» **Exercise brief**
In the lines below, output everything from the first line through the line containing "const seriesNames = ['Present" exactly as it is. Pictures are not part of the output.

▬▬▬▬▬▬

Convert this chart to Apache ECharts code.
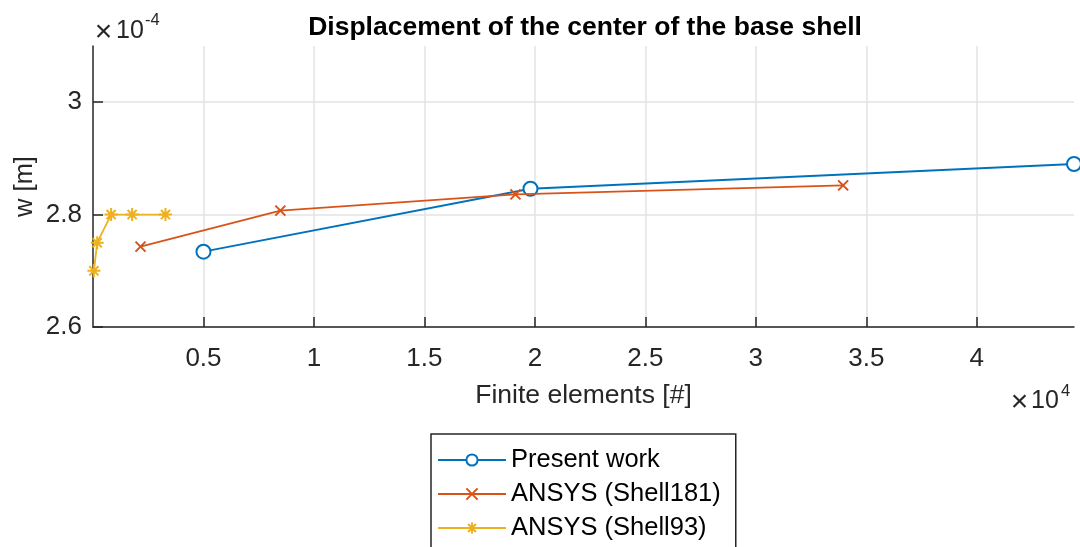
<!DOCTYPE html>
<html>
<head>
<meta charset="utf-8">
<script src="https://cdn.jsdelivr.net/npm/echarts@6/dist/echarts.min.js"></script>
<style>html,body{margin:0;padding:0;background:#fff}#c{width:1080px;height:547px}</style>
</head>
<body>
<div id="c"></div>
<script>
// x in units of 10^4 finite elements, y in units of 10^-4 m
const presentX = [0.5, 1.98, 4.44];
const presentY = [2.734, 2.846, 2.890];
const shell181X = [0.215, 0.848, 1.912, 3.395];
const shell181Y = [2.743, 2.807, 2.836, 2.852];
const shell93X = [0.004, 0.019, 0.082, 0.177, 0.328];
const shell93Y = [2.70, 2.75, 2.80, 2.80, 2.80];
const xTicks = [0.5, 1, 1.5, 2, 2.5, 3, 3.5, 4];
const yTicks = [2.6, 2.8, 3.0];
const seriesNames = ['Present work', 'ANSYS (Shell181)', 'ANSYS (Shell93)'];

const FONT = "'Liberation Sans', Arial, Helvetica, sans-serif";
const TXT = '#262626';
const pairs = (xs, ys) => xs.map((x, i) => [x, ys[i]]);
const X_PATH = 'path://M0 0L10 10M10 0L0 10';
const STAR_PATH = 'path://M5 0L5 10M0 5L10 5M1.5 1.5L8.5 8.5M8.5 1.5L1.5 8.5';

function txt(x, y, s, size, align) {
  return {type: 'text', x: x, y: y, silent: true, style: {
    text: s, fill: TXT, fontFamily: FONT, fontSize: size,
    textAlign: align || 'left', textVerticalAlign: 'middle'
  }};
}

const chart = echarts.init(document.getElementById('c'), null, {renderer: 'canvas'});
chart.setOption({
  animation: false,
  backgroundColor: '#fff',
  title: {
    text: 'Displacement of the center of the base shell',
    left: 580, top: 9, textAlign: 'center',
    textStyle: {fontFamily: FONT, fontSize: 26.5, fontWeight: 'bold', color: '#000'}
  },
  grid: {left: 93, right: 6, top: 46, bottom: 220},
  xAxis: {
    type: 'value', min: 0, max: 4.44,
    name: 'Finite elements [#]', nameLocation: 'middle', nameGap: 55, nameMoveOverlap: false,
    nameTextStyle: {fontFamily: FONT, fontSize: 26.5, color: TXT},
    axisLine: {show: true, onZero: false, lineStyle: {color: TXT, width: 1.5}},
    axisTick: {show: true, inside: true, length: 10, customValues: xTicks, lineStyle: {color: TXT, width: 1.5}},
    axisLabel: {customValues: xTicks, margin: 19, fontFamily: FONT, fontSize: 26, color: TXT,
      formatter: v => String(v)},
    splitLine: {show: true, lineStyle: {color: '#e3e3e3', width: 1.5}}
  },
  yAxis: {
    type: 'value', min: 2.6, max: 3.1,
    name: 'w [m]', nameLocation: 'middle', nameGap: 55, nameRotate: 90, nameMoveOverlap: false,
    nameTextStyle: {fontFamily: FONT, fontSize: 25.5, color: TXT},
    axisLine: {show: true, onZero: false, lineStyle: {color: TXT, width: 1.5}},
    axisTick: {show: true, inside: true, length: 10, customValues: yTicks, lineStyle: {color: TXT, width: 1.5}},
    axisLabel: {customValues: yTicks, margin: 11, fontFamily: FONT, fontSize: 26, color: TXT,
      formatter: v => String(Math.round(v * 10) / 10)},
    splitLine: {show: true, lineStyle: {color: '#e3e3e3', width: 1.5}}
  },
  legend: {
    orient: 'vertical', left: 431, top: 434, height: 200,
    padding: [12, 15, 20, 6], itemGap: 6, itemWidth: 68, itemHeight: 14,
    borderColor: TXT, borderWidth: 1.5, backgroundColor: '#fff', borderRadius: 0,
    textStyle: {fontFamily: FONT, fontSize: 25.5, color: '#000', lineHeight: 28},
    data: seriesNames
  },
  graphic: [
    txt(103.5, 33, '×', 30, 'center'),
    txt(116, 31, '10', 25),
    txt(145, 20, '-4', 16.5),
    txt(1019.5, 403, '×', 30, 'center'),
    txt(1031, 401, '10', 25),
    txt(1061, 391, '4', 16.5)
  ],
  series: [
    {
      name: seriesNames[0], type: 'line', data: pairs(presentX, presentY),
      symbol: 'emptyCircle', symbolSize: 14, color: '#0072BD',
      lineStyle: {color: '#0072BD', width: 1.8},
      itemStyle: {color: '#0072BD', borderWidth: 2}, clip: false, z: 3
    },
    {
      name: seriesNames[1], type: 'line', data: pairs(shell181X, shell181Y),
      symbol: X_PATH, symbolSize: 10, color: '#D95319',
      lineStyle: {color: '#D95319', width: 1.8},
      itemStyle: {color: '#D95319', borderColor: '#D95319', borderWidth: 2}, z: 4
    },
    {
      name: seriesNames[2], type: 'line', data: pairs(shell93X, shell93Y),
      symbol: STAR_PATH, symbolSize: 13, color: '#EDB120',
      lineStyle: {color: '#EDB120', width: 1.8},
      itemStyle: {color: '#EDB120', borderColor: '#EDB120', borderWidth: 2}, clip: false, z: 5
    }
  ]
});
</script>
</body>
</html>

▬▬▬▬▬▬

» **Expected answer**
Convert this chart to Apache ECharts code.
<!DOCTYPE html>
<html>
<head>
<meta charset="utf-8">
<script src="https://cdn.jsdelivr.net/npm/echarts@6/dist/echarts.min.js"></script>
<style>html,body{margin:0;padding:0;background:#fff}#c{width:1080px;height:547px}</style>
</head>
<body>
<div id="c"></div>
<script>
// x in units of 10^4 finite elements, y in units of 10^-4 m
const presentX = [0.5, 1.98, 4.44];
const presentY = [2.734, 2.846, 2.890];
const shell181X = [0.215, 0.848, 1.912, 3.395];
const shell181Y = [2.743, 2.807, 2.836, 2.852];
const shell93X = [0.004, 0.019, 0.082, 0.177, 0.328];
const shell93Y = [2.70, 2.75, 2.80, 2.80, 2.80];
const xTicks = [0.5, 1, 1.5, 2, 2.5, 3, 3.5, 4];
const yTicks = [2.6, 2.8, 3.0];
const seriesNames = ['Present work', 'ANSYS (Shell181)', 'ANSYS (Shell93)'];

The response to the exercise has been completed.